== Data to process ==
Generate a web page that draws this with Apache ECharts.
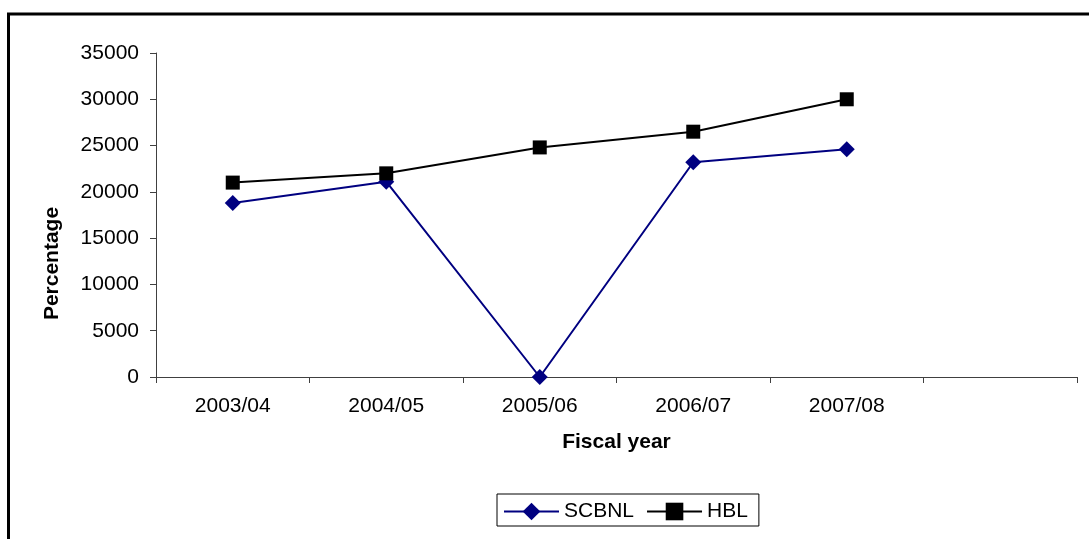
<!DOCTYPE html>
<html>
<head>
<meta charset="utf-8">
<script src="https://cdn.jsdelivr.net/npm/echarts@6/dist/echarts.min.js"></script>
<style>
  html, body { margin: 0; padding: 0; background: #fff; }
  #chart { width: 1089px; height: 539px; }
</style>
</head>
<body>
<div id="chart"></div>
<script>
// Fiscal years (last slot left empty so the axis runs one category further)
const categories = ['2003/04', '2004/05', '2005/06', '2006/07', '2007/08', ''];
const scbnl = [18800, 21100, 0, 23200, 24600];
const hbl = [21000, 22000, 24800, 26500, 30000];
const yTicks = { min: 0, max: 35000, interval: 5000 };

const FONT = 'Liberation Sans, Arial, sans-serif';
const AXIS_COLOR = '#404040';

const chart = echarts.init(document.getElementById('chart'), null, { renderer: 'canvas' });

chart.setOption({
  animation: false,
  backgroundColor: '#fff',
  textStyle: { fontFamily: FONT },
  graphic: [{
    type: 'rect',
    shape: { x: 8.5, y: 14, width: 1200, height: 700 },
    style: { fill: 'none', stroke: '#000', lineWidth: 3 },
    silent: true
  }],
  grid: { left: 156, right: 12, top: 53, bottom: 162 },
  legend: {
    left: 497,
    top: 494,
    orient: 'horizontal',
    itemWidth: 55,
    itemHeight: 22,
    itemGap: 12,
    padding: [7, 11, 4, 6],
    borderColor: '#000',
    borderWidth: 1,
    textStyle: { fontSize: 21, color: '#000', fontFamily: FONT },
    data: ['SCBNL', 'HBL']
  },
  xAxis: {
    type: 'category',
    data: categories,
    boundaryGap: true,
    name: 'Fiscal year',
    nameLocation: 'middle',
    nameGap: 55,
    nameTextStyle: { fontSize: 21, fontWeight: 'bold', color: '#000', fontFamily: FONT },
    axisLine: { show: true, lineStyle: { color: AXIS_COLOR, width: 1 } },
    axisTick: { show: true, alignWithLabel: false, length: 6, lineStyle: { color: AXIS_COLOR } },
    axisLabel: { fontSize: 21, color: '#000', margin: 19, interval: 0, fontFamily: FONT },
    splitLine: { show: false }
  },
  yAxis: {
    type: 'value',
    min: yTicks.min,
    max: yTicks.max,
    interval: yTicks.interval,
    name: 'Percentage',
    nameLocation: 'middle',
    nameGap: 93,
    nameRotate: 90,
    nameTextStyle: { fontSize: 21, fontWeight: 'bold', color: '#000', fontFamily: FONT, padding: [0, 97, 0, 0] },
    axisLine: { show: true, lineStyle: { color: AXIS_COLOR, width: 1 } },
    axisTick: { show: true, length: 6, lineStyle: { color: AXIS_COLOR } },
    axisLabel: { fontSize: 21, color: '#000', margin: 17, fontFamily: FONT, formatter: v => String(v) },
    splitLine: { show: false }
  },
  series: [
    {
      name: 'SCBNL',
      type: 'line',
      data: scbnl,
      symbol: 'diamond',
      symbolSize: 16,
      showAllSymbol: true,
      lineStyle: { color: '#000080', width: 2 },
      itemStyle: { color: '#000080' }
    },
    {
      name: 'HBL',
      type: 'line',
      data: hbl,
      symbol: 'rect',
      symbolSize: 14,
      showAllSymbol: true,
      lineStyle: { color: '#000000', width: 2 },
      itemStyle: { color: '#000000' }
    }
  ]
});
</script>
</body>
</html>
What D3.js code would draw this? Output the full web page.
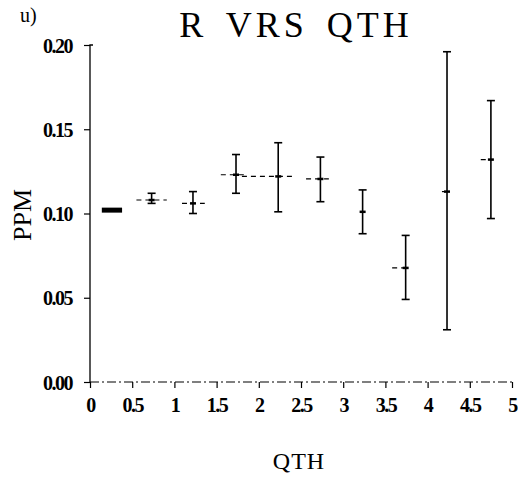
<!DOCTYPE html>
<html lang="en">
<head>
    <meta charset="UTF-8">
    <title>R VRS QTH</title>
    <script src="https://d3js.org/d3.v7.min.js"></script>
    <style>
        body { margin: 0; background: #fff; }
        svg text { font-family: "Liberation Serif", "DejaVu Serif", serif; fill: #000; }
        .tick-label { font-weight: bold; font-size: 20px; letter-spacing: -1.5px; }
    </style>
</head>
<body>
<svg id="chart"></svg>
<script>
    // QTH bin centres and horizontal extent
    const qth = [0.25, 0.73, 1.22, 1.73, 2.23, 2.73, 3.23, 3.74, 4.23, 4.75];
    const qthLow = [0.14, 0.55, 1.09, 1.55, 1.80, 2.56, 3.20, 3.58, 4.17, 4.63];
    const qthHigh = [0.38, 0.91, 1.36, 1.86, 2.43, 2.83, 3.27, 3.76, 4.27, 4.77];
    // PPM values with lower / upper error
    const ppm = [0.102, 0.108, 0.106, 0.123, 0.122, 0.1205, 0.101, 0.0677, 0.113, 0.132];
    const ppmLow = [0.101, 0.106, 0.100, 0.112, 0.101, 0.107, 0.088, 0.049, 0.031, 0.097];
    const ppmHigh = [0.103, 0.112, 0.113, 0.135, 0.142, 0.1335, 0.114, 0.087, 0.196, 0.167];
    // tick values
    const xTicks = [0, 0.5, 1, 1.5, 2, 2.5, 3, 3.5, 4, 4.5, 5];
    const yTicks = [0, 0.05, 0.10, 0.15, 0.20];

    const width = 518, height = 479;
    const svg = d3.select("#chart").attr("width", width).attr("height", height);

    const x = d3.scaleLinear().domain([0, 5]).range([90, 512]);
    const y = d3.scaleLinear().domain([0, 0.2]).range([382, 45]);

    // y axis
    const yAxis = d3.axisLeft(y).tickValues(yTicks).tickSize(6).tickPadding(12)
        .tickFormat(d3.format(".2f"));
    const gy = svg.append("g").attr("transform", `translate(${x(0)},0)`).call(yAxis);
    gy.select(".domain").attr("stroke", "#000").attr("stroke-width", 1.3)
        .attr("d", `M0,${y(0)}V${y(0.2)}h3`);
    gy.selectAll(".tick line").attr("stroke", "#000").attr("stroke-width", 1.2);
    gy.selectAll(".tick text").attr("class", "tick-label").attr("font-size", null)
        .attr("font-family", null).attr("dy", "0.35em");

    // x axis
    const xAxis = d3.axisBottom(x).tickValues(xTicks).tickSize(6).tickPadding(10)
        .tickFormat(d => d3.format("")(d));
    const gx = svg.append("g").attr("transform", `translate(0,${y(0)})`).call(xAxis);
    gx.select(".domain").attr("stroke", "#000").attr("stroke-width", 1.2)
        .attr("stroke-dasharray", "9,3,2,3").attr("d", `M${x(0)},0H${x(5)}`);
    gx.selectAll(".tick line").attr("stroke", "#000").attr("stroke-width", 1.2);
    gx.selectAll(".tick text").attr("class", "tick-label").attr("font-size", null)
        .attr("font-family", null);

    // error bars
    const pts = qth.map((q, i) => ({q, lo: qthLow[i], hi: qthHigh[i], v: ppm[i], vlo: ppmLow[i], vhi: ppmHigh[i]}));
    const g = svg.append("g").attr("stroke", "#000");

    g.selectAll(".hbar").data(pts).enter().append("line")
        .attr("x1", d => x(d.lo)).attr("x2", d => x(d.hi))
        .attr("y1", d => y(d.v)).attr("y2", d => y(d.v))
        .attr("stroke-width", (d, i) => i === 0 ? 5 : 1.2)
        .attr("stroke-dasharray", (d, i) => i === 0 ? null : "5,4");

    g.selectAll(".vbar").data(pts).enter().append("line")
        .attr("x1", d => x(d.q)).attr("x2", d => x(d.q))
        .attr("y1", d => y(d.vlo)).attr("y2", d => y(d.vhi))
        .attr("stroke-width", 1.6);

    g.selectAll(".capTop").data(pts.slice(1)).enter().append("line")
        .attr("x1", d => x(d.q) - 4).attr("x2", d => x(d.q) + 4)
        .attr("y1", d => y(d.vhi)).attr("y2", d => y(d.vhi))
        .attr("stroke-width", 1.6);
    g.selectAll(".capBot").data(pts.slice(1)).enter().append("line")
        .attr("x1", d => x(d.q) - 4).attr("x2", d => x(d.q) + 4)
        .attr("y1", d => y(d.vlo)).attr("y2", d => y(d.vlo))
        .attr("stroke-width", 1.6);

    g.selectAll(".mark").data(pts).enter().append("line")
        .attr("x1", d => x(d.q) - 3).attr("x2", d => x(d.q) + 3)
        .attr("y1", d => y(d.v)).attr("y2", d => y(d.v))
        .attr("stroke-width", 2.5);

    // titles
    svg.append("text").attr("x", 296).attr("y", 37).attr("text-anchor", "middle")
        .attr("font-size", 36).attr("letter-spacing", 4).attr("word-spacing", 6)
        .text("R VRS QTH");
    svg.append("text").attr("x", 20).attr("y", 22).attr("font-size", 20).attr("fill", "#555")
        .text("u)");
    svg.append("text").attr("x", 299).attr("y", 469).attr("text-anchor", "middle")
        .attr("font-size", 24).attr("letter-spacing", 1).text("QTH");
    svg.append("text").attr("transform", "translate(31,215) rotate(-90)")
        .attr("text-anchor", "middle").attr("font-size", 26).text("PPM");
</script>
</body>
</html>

== Exercise ==
Start at the line that contains "What D3.js code", stop at the line that contains "const y = d3.scaleLinear().domain([0, 0.2]).range([382, 45]);", and reproduce each line in that stretch exactly. Pictures are excluded.

== The answer ==
What D3.js code would draw this? Output the full web page.
<!DOCTYPE html>
<html lang="en">
<head>
    <meta charset="UTF-8">
    <title>R VRS QTH</title>
    <script src="https://d3js.org/d3.v7.min.js"></script>
    <style>
        body { margin: 0; background: #fff; }
        svg text { font-family: "Liberation Serif", "DejaVu Serif", serif; fill: #000; }
        .tick-label { font-weight: bold; font-size: 20px; letter-spacing: -1.5px; }
    </style>
</head>
<body>
<svg id="chart"></svg>
<script>
    // QTH bin centres and horizontal extent
    const qth = [0.25, 0.73, 1.22, 1.73, 2.23, 2.73, 3.23, 3.74, 4.23, 4.75];
    const qthLow = [0.14, 0.55, 1.09, 1.55, 1.80, 2.56, 3.20, 3.58, 4.17, 4.63];
    const qthHigh = [0.38, 0.91, 1.36, 1.86, 2.43, 2.83, 3.27, 3.76, 4.27, 4.77];
    // PPM values with lower / upper error
    const ppm = [0.102, 0.108, 0.106, 0.123, 0.122, 0.1205, 0.101, 0.0677, 0.113, 0.132];
    const ppmLow = [0.101, 0.106, 0.100, 0.112, 0.101, 0.107, 0.088, 0.049, 0.031, 0.097];
    const ppmHigh = [0.103, 0.112, 0.113, 0.135, 0.142, 0.1335, 0.114, 0.087, 0.196, 0.167];
    // tick values
    const xTicks = [0, 0.5, 1, 1.5, 2, 2.5, 3, 3.5, 4, 4.5, 5];
    const yTicks = [0, 0.05, 0.10, 0.15, 0.20];

    const width = 518, height = 479;
    const svg = d3.select("#chart").attr("width", width).attr("height", height);

    const x = d3.scaleLinear().domain([0, 5]).range([90, 512]);
    const y = d3.scaleLinear().domain([0, 0.2]).range([382, 45]);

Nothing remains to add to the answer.